Hariri reste le favori à sa propre succession
A Beyrouth, le Premier ministre Saad Hariri a fait un score moins important qu’il ne le souhaitait : il obtient au moins six des onze sièges en jeu, face à une liste conduite par le Hezbollah, qui en rafle trois. Mais le Premier ministre sortant remporte dans le reste du pays au moins 14 sièges, ce qui le place à la tête du plus important bloc sunnite. Il reste donc favori pour se succéder à lui-même à ce poste qui est réservé aux sunnites.

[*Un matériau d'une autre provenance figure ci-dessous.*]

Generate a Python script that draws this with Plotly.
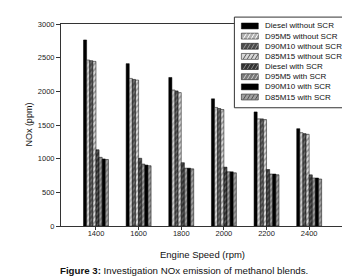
import plotly.graph_objects as go

speeds = [1400, 1600, 1800, 2000, 2200, 2400]
series_names = ["Diesel without SCR", "D95M5 without SCR", "D90M10 without SCR", "D85M15 without SCR",
                "Diesel with SCR", "D95M5 with SCR", "D90M10 with SCR", "D85M15 with SCR"]
diesel_wo = [2763, 2411, 2206, 1889, 1694, 1445]
d95_wo = [2465, 2192, 2020, 1761, 1591, 1386]
d90_wo = [2455, 2177, 2006, 1745, 1591, 1372]
d85_wo = [2445, 2167, 1981, 1730, 1581, 1362]
diesel_w = [1132, 1006, 940, 874, 839, 760]
d95_w = [1020, 920, 859, 805, 772, 713]
d90_w = [996, 905, 859, 805, 772, 713]
d85_w = [988, 895, 849, 790, 761, 698]
y_ticks = [0, 500, 1000, 1500, 2000, 2500, 3000]

values = [diesel_wo, d95_wo, d90_wo, d85_wo, diesel_w, d95_w, d90_w, d85_w]
# (bgcolor, fgcolor, shape)
styles = [("#000000", "#000000", ""),
          ("#b0b0b0", "#ffffff", "/"),
          ("#4a4a4a", "#9a9a9a", "/"),
          ("#d8d8d8", "#555555", "/"),
          ("#333333", "#888888", "/"),
          ("#7a7a7a", "#cccccc", "/"),
          ("#000000", "#000000", ""),
          ("#a0a0a0", "#505050", "/")]

fig = go.Figure()
for name, vals, (bg, fg, shp) in zip(series_names, values, styles):
    fig.add_trace(go.Bar(
        x=speeds, y=vals, name=name, showlegend=False,
        marker=dict(color=bg, line=dict(color="#000000", width=0.5),
                    pattern=dict(shape=shp, fgcolor=fg, bgcolor=bg, size=4, solidity=0.4)),
    ))

# pixel -> paper helpers (plot area: x 53..338, y 13..218)
L, R, T, B = 53, 338, 13, 218
def px(x):
    return (x - L) / (R - L)
def py(y):
    return (B - y) / (B - T)

shapes = []
annotations = []
# legend box
shapes.append(dict(type="rect", xref="paper", yref="paper", x0=px(227), x1=px(337), y0=py(98), y1=py(6),
                   fillcolor="white", line=dict(color="#333333", width=1), layer="above"))
for i, (name, (bg, fg, shp)) in enumerate(zip(series_names, styles)):
    yc = 15 + i * 10.3
    shapes.append(dict(type="rect", xref="paper", yref="paper", x0=px(234), x1=px(251), y0=py(yc + 3), y1=py(yc - 3),
                       fillcolor=bg, line=dict(color="#000000", width=0.5), layer="above"))
    if shp:
        for k in range(4):
            xs = 236 + k * 4
            shapes.append(dict(type="line", xref="paper", yref="paper", x0=px(xs), x1=px(xs + 3),
                               y0=py(yc + 2.5), y1=py(yc - 2.5), line=dict(color=fg, width=1), layer="above"))
    annotations.append(dict(xref="paper", yref="paper", x=px(256), y=py(yc), text=name, showarrow=False,
                            xanchor="left", yanchor="middle", font=dict(size=8, color="#111111")))

annotations.append(dict(xref="paper", yref="paper", x=px(195), y=py(247), text="Engine Speed (rpm)",
                        showarrow=False, xanchor="center", yanchor="middle", font=dict(size=9.5, color="#111111")))
annotations.append(dict(xref="paper", yref="paper", x=px(20), y=py(115), text="NOx (ppm)", textangle=-90,
                        showarrow=False, xanchor="center", yanchor="middle", font=dict(size=9, color="#111111")))
annotations.append(dict(xref="paper", yref="paper", x=px(176), y=py(263),
                        text="<b>Figure 3:</b> Investigation NOx emission of methanol blends.",
                        showarrow=False, xanchor="center", yanchor="middle", font=dict(size=9.7, color="#111111")))

fig.update_layout(
    width=350, height=276,
    margin=dict(l=L, r=350 - R, t=T, b=276 - B, pad=0),
    paper_bgcolor="white", plot_bgcolor="white",
    barmode="group", bargap=0.415, bargroupgap=0,
    font=dict(family="Liberation Sans, Arial, sans-serif", size=7.5, color="#222222"),
    shapes=shapes, annotations=annotations,
    xaxis=dict(range=[1236, 2568], tickvals=speeds, ticktext=[str(s) for s in speeds],
               showgrid=False, zeroline=False, showline=True, linecolor="#333333", linewidth=1,
               mirror=True, ticks="outside", ticklen=3, tickcolor="#333333", tickfont=dict(size=7.5),
               ticklabelstandoff=-3),
    yaxis=dict(range=[0, 3000], tickvals=y_ticks, showgrid=False, zeroline=False, showline=True,
               linecolor="#333333", linewidth=1, mirror=True, ticks="outside", ticklen=4,
               tickcolor="#333333", tickfont=dict(size=7.5)),
)

fig.write_html("out.html")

Le Courant patriotique libre (CPL), fondé par le président Michel Aoun, aurait remporté 18 sièges au moins, ce qui en fait le plus grand bloc chrétien au Parlement. Mais il est contraint de partager la représentation de cette communauté avec les Forces libanaises, de Samir Geagea, qui raflent au moins 12 sièges, consolidant ainsi leur légitimité populaire.
Avec ces résultats, il n’y aura certainement pas de grand changement dans la politique libanaise. On attend encore les définitifs, notamment ceux des candidats indépendants qui ont pu se présenter pour la première fois grâce au scrutin à la proportionnelle, un mode de scrutin qui a poussé des candidats de la société civile à se présenter pour la première fois et qui aurait pu les favoriser .
Si certains d’entre eux devaient être élus, ce serait tout de même un signe. Ils ont montré durant la campagne une volonté de faire de la politique différemment. Un espoir possible pour les jeunes, surtout pour ceux qui se sont mobilisés autour de ces candidats et qui veulent un autre Liban.
«Où est la moitié des Libanais», s’interroge l’Orient-Le Jour
Encore plus que les résultats, le taux de participation de 49,2% est au centre des attentions. Le quotidien francophone l’Orient-le jour s’interroge d’ailleurs, en Une, « où est la moitié des Libanais? ». Ce bien malgré le nouveau mode de scrutin à la proportionnelle, qui a poussé des candidats de la société civile à se présenter pour la première fois et qui aurait pu favoriser des nouveaux partis.
L’explication qui revient le plus souvent est que les électeurs n’étaient pas convaincus des alliances conclues par les grands partis, parfois avec des ennemis de toujours. Cela aux dépens de militants de la première heure, écartés pour céder la place à de richissimes hommes d’affaires, parfois controversés.
Des irrégularités et achats de voix au centre du vote
Les Libanais n‘étaient pas convaincus que ces élections apporteraient le changementpromis et les résultats démontrent que leur scepticisme avait raison : Les rapports de force dans le nouveau Parlement sont à peu près les mêmes que dans la législature sortant, par conséquent, le gouvernement ne sera pas très différent non plus.
Un autre phénomène aurait également contribué au manque de participation : les irrégularités et achats de voix, ce que Dany Rahhal dénonce. Ce journaliste de 33 ans n’a pas voté, comme le rapporte notre envoyée spéciale à Beyrouth, Murielle Paradon.
« Je n’ai pas voté d’abord parce que les candidats nous appellent au téléphone non pas pour nous convaincre de leur programme politique ou de leur vision pour ce pays, mais pour nous dire: on vous donne 200 dollars pour votre essence pour aller voter, mais cela ne me convainc pas. Deuxièmement je pouvais aller dans le Sud pour voter avec ma femme, mais j’ai eu peur. Je ne suis pas allé voter parce qu’il y a eu beaucoup d’incidents. On pouvait faire du mal à ma famille, pas seulement moralement, mais aussi physiquement. Qui me garantit que rien n’arrive à ma femme et à ma fille? Troisièmement et c’est le plus important, ce qu’on appelle la société civile n’est pas vraiment indépendante. C’est politisé. Tout le monde a acheté des voix aujourd’hui ».